On Thu, Sep 19, 2019 at 3:20 AM Peter Bex <xxxxxx@more-magic.net> wrote:
 
Are you sure?  

Evidently I wasn't. Thanks for doing the research.  Documentation on SQL is a maze of twisty web pages, all different.
 
I emphatically disagree.  IMO, the DSL is another layer that lies
on top of the underlying DBI.  The DBI layer *must* have a way to
separate SQL queries from parameters.

Parameters are slightly better than no parameters, but anonymous parameters are extremely easy to get wrong, passing the wrong string to the wrong thing (I have certainly done this), plus the need to pass the same value twice if your statement needs it twice.  If named parameters were pervasive, I'd say "use them", but we know they aren't.  "?" isn't actually part of SQL AFAICT, and there are probably databases that don't support even that.
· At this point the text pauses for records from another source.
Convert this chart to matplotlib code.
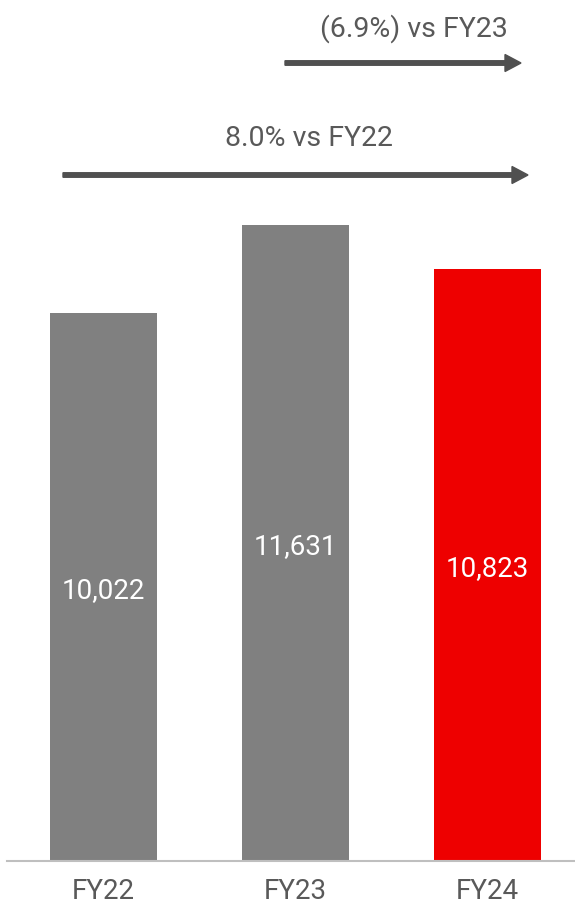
import matplotlib.pyplot as plt
from matplotlib.patches import FancyArrow

years = ['FY22', 'FY23', 'FY24']
values = [10022, 11631, 10823]
colors = ['#808080', '#808080', '#EE0000']
labels = ['10,022', '11,631', '10,823']
notes = ['(6.9%) vs FY23', '8.0% vs FY22']

fonts = ['Roboto', 'DejaVu Sans']

fig = plt.figure(figsize=(5.75, 9.06), dpi=100)
# axes from baseline (861px) to top, x from 7px to 575px
ax = fig.add_axes([7 / 575, 1 - 861 / 906, 568 / 575, 861 / 906])
x = list(range(len(years)))
ax.bar(x, values, width=0.557, color=colors, zorder=2)
ax.set_xlim(-0.503, 2.456)
ax.set_ylim(0, 15750)

for xi, v, lab in zip(x, values, labels):
    ax.text(xi, v / 2, lab, ha='center', va='center_baseline', color='white',
            fontsize=20, family=fonts)

for s in ['top', 'right', 'left']:
    ax.spines[s].set_visible(False)
ax.spines['bottom'].set_color('#BFBFBF')
ax.spines['bottom'].set_linewidth(1.5)
ax.set_yticks([])
ax.set_xticks(x)
ax.set_xticklabels(years, fontsize=20, color='#595959', family=fonts)
ax.tick_params(axis='x', length=0, pad=12)

# growth arrows (figure pixel positions)
W, H = 575, 906
def arrow(x0, x1, y):
    fig.patches.append(FancyArrow(x0 / W, 1 - y / H, (x1 - x0) / W, 0,
                                  width=4.5 / H, head_width=17 / H,
                                  head_length=16 / W, length_includes_head=True,
                                  color='#505050', transform=fig.transFigure))

arrow(285, 521, 63)
arrow(63, 528, 175)
fig.text(414 / W, 1 - 25 / H, notes[0], ha='center', va='center_baseline',
         fontsize=20.5, color='#595959', family=fonts)
fig.text(309 / W, 1 - 135 / H, notes[1], ha='center', va='center_baseline',
         fontsize=20.5, color='#595959', family=fonts)

fig.savefig('out.png', dpi=100)
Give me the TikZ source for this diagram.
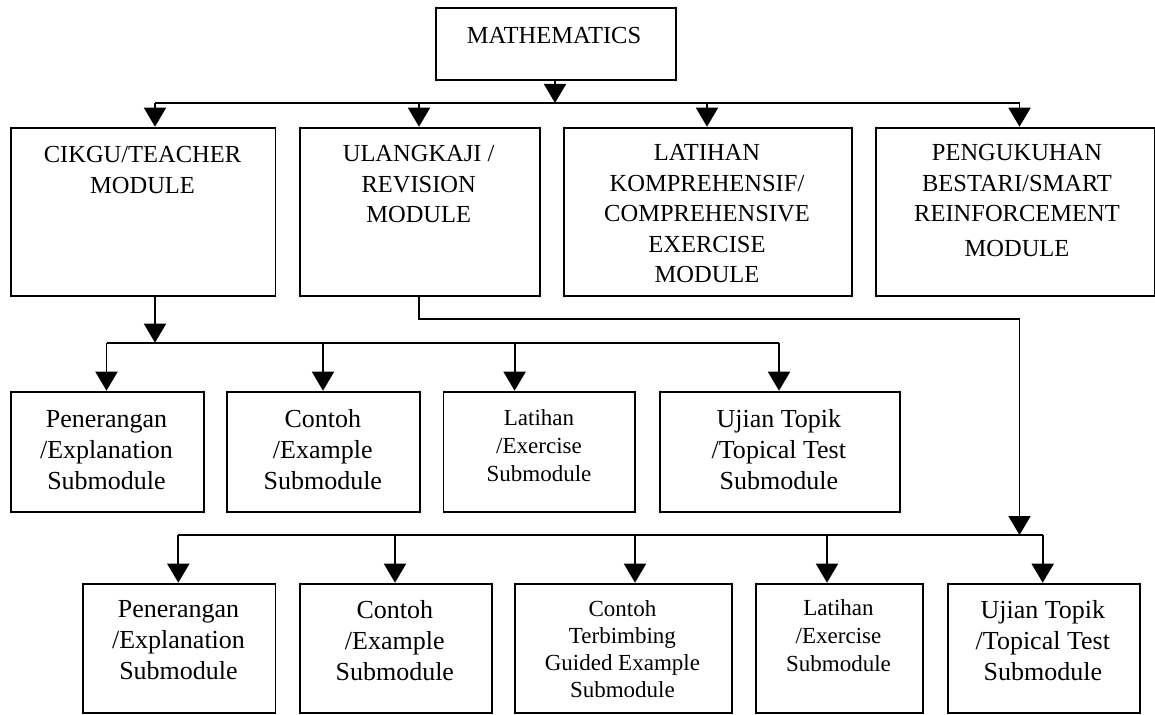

I agree that the DSL is a separate layer.  But between quasiquotation, which is Lisp's far superior equivalent to named parameters, and the ability to do SQL string escaping in just one place, I think it serves as a more-than-satisfactory replacement for question marks.  If you don't use the DSL, you've already shot yourself in the foot, but nothing will prevent dumb programmers from using string-append (or equivalent), except the fact that dumb programmers don't generally wind up using Scheme.  We hope.


John Cowan          http://vrici.lojban.org/~cowan        xxxxxx@ccil.org
If I have seen farther than others, it is because I am surrounded by dwarves.